Without the pictures, return all of the material exactly as written.

---*---

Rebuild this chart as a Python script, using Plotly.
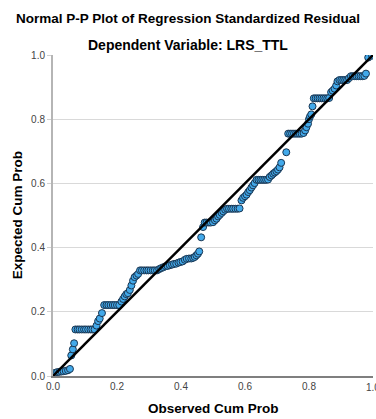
import plotly.graph_objects as go

# Observed cumulative probability (x) and expected cumulative probability (y)
observed = [
    0.007, 0.013, 0.020, 0.027, 0.033, 0.040, 0.047, 0.053, 0.057, 0.062, 0.066,
    0.070, 0.077, 0.083, 0.090, 0.097, 0.103, 0.110, 0.117, 0.123, 0.130,
    0.136, 0.141, 0.146, 0.153,
    0.160, 0.167, 0.173, 0.180, 0.187, 0.193, 0.200, 0.207,
    0.214, 0.219, 0.224, 0.229, 0.234, 0.240, 0.245, 0.250, 0.255, 0.261, 0.266,
    0.272, 0.278, 0.285, 0.292, 0.298, 0.305, 0.312, 0.318, 0.325,
    0.332, 0.338, 0.345, 0.352, 0.358, 0.365, 0.372, 0.378, 0.385, 0.392, 0.398,
    0.405, 0.412, 0.418, 0.425, 0.432, 0.438, 0.443, 0.448, 0.453, 0.457, 0.463, 0.469,
    0.474, 0.480, 0.487, 0.493, 0.500,
    0.506, 0.511, 0.516, 0.521, 0.527, 0.532, 0.538,
    0.544, 0.550, 0.557, 0.563, 0.570, 0.577, 0.583,
    0.589, 0.594, 0.600, 0.605, 0.610, 0.615, 0.620, 0.625, 0.630,
    0.636, 0.642, 0.648, 0.654, 0.660, 0.666, 0.672,
    0.677, 0.683, 0.688, 0.693, 0.698, 0.703, 0.708, 0.713, 0.729,
    0.735, 0.741, 0.747, 0.753, 0.759, 0.765, 0.771, 0.777, 0.783,
    0.788, 0.792, 0.797, 0.800, 0.803, 0.807, 0.811,
    0.815, 0.821, 0.827, 0.833, 0.839, 0.845, 0.851, 0.857, 0.863,
    0.869, 0.874, 0.880, 0.885, 0.889,
    0.895, 0.901, 0.907, 0.913, 0.919, 0.925,
    0.931, 0.937, 0.943, 0.949, 0.955, 0.961, 0.967, 0.973, 0.978,
    0.985, 0.997,
]
expected = [
    0.010, 0.012, 0.013, 0.014, 0.015, 0.016, 0.018, 0.022, 0.064, 0.083, 0.102,
    0.145, 0.145, 0.145, 0.145, 0.145, 0.145, 0.145, 0.145, 0.145, 0.145,
    0.157, 0.171, 0.179, 0.196,
    0.221, 0.221, 0.221, 0.221, 0.221, 0.221, 0.221, 0.221,
    0.232, 0.240, 0.248, 0.255, 0.258, 0.268, 0.282, 0.297, 0.308, 0.313, 0.318,
    0.329, 0.329, 0.329, 0.329, 0.329, 0.329, 0.329, 0.329, 0.329,
    0.333, 0.336, 0.339, 0.342, 0.343, 0.345, 0.347, 0.349, 0.350, 0.353, 0.355,
    0.357, 0.362, 0.365, 0.366, 0.366, 0.368, 0.371, 0.376, 0.381, 0.388, 0.432, 0.464,
    0.478, 0.478, 0.478, 0.478, 0.479,
    0.485, 0.490, 0.497, 0.502, 0.508, 0.513, 0.518,
    0.521, 0.521, 0.521, 0.521, 0.521, 0.521, 0.522,
    0.547, 0.555, 0.560, 0.565, 0.573, 0.579, 0.587, 0.594, 0.601,
    0.611, 0.611, 0.611, 0.611, 0.611, 0.611, 0.612,
    0.620, 0.625, 0.630, 0.634, 0.638, 0.643, 0.650, 0.664, 0.697,
    0.755, 0.755, 0.755, 0.755, 0.755, 0.755, 0.755, 0.755, 0.757,
    0.765, 0.775, 0.786, 0.800, 0.808, 0.815, 0.840,
    0.865, 0.865, 0.865, 0.865, 0.865, 0.865, 0.865, 0.865, 0.866,
    0.884, 0.889, 0.895, 0.905, 0.918,
    0.922, 0.922, 0.922, 0.922, 0.922, 0.928,
    0.934, 0.934, 0.934, 0.934, 0.934, 0.934, 0.934, 0.935, 0.942,
    0.992, 0.998,
]
ref_line = [0.0, 1.0]
tick_vals = [0.0, 0.2, 0.4, 0.6, 0.8, 1.0]
tick_text = ["0.0", "0.2", "0.4", "0.6", "0.8", "1.0"]

FONT = "Arial, 'Liberation Sans', sans-serif"
TICK_FONT = dict(family=FONT, size=10, color="#444444")

fig = go.Figure()
fig.add_trace(go.Scatter(
    x=observed, y=expected, mode="markers",
    marker=dict(size=7, color="#42a9ea", line=dict(color="#1a3652", width=1)),
    showlegend=False, hoverinfo="skip",
))
fig.add_trace(go.Scatter(
    x=ref_line, y=ref_line, mode="lines",
    line=dict(color="black", width=2.5),
    showlegend=False, hoverinfo="skip",
))

annotations = [
    dict(text="<b>Dependent Variable: LRS_TTL</b>", xref="paper", yref="paper",
         x=(188 - 53.3) / 320, y=(375.5 - 44) / 321, xanchor="center", yanchor="middle",
         showarrow=False, font=dict(family=FONT, size=14, color="black")),
    dict(text="<b>Observed Cum Prob</b>", xref="paper", yref="paper",
         x=0.5, y=(375.5 - 408) / 321, xanchor="center", yanchor="middle",
         showarrow=False, font=dict(family=FONT, size=13.5, color="black")),
    dict(text="<b>Expected Cum Prob</b>", xref="paper", yref="paper",
         x=(18 - 53.3) / 320, y=0.5, xanchor="center", yanchor="middle",
         textangle=-90, showarrow=False, font=dict(family=FONT, size=13.5, color="black")),
]
# last x tick label (runs off the right edge, as in the reference)
annotations.append(dict(
    text=tick_text[-1], xref="x", yref="paper", x=tick_vals[-1], y=0,
    yshift=-11, xanchor="center", yanchor="middle", showarrow=False, font=TICK_FONT,
))

fig.update_layout(
    width=376, height=419,
    margin=dict(l=53, r=3, t=55, b=43),
    paper_bgcolor="white", plot_bgcolor="white",
    font=dict(family=FONT, color="#333333"),
    title=dict(
        text="<b>Normal P-P Plot of Regression Standardized Residual</b>",
        x=0.5, xref="container", xanchor="center",
        y=1 - 18 / 419, yref="container", yanchor="middle",
        font=dict(family=FONT, size=13.5, color="black"),
    ),
    xaxis=dict(
        range=[0, 1], tickvals=tick_vals[:-1], ticktext=tick_text[:-1],
        showgrid=False, zeroline=False,
        showline=True, linecolor="#7f7f7f", linewidth=1.5,
        ticks="", tickfont=TICK_FONT,
        fixedrange=True,
    ),
    yaxis=dict(
        range=[0, 1], tickvals=tick_vals, ticktext=tick_text,
        showgrid=True, gridcolor="#d9d9d9", gridwidth=1,
        zeroline=False,
        showline=True, linecolor="#b5b5b5", linewidth=2,
        ticks="outside", ticklen=4, tickcolor="#d0d0d0",
        tickfont=TICK_FONT,
        fixedrange=True,
    ),
    annotations=annotations,
)

fig.write_html("out.html")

---*---

» RESULT OF THE TASK
Rebuild this chart as a Python script, using Plotly.
import plotly.graph_objects as go

# Observed cumulative probability (x) and expected cumulative probability (y)
observed = [
    0.007, 0.013, 0.020, 0.027, 0.033, 0.040, 0.047, 0.053, 0.057, 0.062, 0.066,
    0.070, 0.077, 0.083, 0.090, 0.097, 0.103, 0.110, 0.117, 0.123, 0.130,
    0.136, 0.141, 0.146, 0.153,
    0.160, 0.167, 0.173, 0.180, 0.187, 0.193, 0.200, 0.207,
    0.214, 0.219, 0.224, 0.229, 0.234, 0.240, 0.245, 0.250, 0.255, 0.261, 0.266,
    0.272, 0.278, 0.285, 0.292, 0.298, 0.305, 0.312, 0.318, 0.325,
    0.332, 0.338, 0.345, 0.352, 0.358, 0.365, 0.372, 0.378, 0.385, 0.392, 0.398,
    0.405, 0.412, 0.418, 0.425, 0.432, 0.438, 0.443, 0.448, 0.453, 0.457, 0.463, 0.469,
    0.474, 0.480, 0.487, 0.493, 0.500,
    0.506, 0.511, 0.516, 0.521, 0.527, 0.532, 0.538,
    0.544, 0.550, 0.557, 0.563, 0.570, 0.577, 0.583,
    0.589, 0.594, 0.600, 0.605, 0.610, 0.615, 0.620, 0.625, 0.630,
    0.636, 0.642, 0.648, 0.654, 0.660, 0.666, 0.672,
    0.677, 0.683, 0.688, 0.693, 0.698, 0.703, 0.708, 0.713, 0.729,
    0.735, 0.741, 0.747, 0.753, 0.759, 0.765, 0.771, 0.777, 0.783,
    0.788, 0.792, 0.797, 0.800, 0.803, 0.807, 0.811,
    0.815, 0.821, 0.827, 0.833, 0.839, 0.845, 0.851, 0.857, 0.863,
    0.869, 0.874, 0.880, 0.885, 0.889,
    0.895, 0.901, 0.907, 0.913, 0.919, 0.925,
    0.931, 0.937, 0.943, 0.949, 0.955, 0.961, 0.967, 0.973, 0.978,
    0.985, 0.997,
]
expected = [
    0.010, 0.012, 0.013, 0.014, 0.015, 0.016, 0.018, 0.022, 0.064, 0.083, 0.102,
    0.145, 0.145, 0.145, 0.145, 0.145, 0.145, 0.145, 0.145, 0.145, 0.145,
    0.157, 0.171, 0.179, 0.196,
    0.221, 0.221, 0.221, 0.221, 0.221, 0.221, 0.221, 0.221,
    0.232, 0.240, 0.248, 0.255, 0.258, 0.268, 0.282, 0.297, 0.308, 0.313, 0.318,
    0.329, 0.329, 0.329, 0.329, 0.329, 0.329, 0.329, 0.329, 0.329,
    0.333, 0.336, 0.339, 0.342, 0.343, 0.345, 0.347, 0.349, 0.350, 0.353, 0.355,
    0.357, 0.362, 0.365, 0.366, 0.366, 0.368, 0.371, 0.376, 0.381, 0.388, 0.432, 0.464,
    0.478, 0.478, 0.478, 0.478, 0.479,
    0.485, 0.490, 0.497, 0.502, 0.508, 0.513, 0.518,
    0.521, 0.521, 0.521, 0.521, 0.521, 0.521, 0.522,
    0.547, 0.555, 0.560, 0.565, 0.573, 0.579, 0.587, 0.594, 0.601,
    0.611, 0.611, 0.611, 0.611, 0.611, 0.611, 0.612,
    0.620, 0.625, 0.630, 0.634, 0.638, 0.643, 0.650, 0.664, 0.697,
    0.755, 0.755, 0.755, 0.755, 0.755, 0.755, 0.755, 0.755, 0.757,
    0.765, 0.775, 0.786, 0.800, 0.808, 0.815, 0.840,
    0.865, 0.865, 0.865, 0.865, 0.865, 0.865, 0.865, 0.865, 0.866,
    0.884, 0.889, 0.895, 0.905, 0.918,
    0.922, 0.922, 0.922, 0.922, 0.922, 0.928,
    0.934, 0.934, 0.934, 0.934, 0.934, 0.934, 0.934, 0.935, 0.942,
    0.992, 0.998,
]
ref_line = [0.0, 1.0]
tick_vals = [0.0, 0.2, 0.4, 0.6, 0.8, 1.0]
tick_text = ["0.0", "0.2", "0.4", "0.6", "0.8", "1.0"]

FONT = "Arial, 'Liberation Sans', sans-serif"
TICK_FONT = dict(family=FONT, size=10, color="#444444")

fig = go.Figure()
fig.add_trace(go.Scatter(
    x=observed, y=expected, mode="markers",
    marker=dict(size=7, color="#42a9ea", line=dict(color="#1a3652", width=1)),
    showlegend=False, hoverinfo="skip",
))
fig.add_trace(go.Scatter(
    x=ref_line, y=ref_line, mode="lines",
    line=dict(color="black", width=2.5),
    showlegend=False, hoverinfo="skip",
))

annotations = [
    dict(text="<b>Dependent Variable: LRS_TTL</b>", xref="paper", yref="paper",
         x=(188 - 53.3) / 320, y=(375.5 - 44) / 321, xanchor="center", yanchor="middle",
         showarrow=False, font=dict(family=FONT, size=14, color="black")),
    dict(text="<b>Observed Cum Prob</b>", xref="paper", yref="paper",
         x=0.5, y=(375.5 - 408) / 321, xanchor="center", yanchor="middle",
         showarrow=False, font=dict(family=FONT, size=13.5, color="black")),
    dict(text="<b>Expected Cum Prob</b>", xref="paper", yref="paper",
         x=(18 - 53.3) / 320, y=0.5, xanchor="center", yanchor="middle",
         textangle=-90, showarrow=False, font=dict(family=FONT, size=13.5, color="black")),
]
# last x tick label (runs off the right edge, as in the reference)
annotations.append(dict(
    text=tick_text[-1], xref="x", yref="paper", x=tick_vals[-1], y=0,
    yshift=-11, xanchor="center", yanchor="middle", showarrow=False, font=TICK_FONT,
))

fig.update_layout(
    width=376, height=419,
    margin=dict(l=53, r=3, t=55, b=43),
    paper_bgcolor="white", plot_bgcolor="white",
    font=dict(family=FONT, color="#333333"),
    title=dict(
        text="<b>Normal P-P Plot of Regression Standardized Residual</b>",
        x=0.5, xref="container", xanchor="center",
        y=1 - 18 / 419, yref="container", yanchor="middle",
        font=dict(family=FONT, size=13.5, color="black"),
    ),
    xaxis=dict(
        range=[0, 1], tickvals=tick_vals[:-1], ticktext=tick_text[:-1],
        showgrid=False, zeroline=False,
        showline=True, linecolor="#7f7f7f", linewidth=1.5,
        ticks="", tickfont=TICK_FONT,
        fixedrange=True,
    ),
    yaxis=dict(
        range=[0, 1], tickvals=tick_vals, ticktext=tick_text,
        showgrid=True, gridcolor="#d9d9d9", gridwidth=1,
        zeroline=False,
        showline=True, linecolor="#b5b5b5", linewidth=2,
        ticks="outside", ticklen=4, tickcolor="#d0d0d0",
        tickfont=TICK_FONT,
        fixedrange=True,
    ),
    annotations=annotations,
)

fig.write_html("out.html")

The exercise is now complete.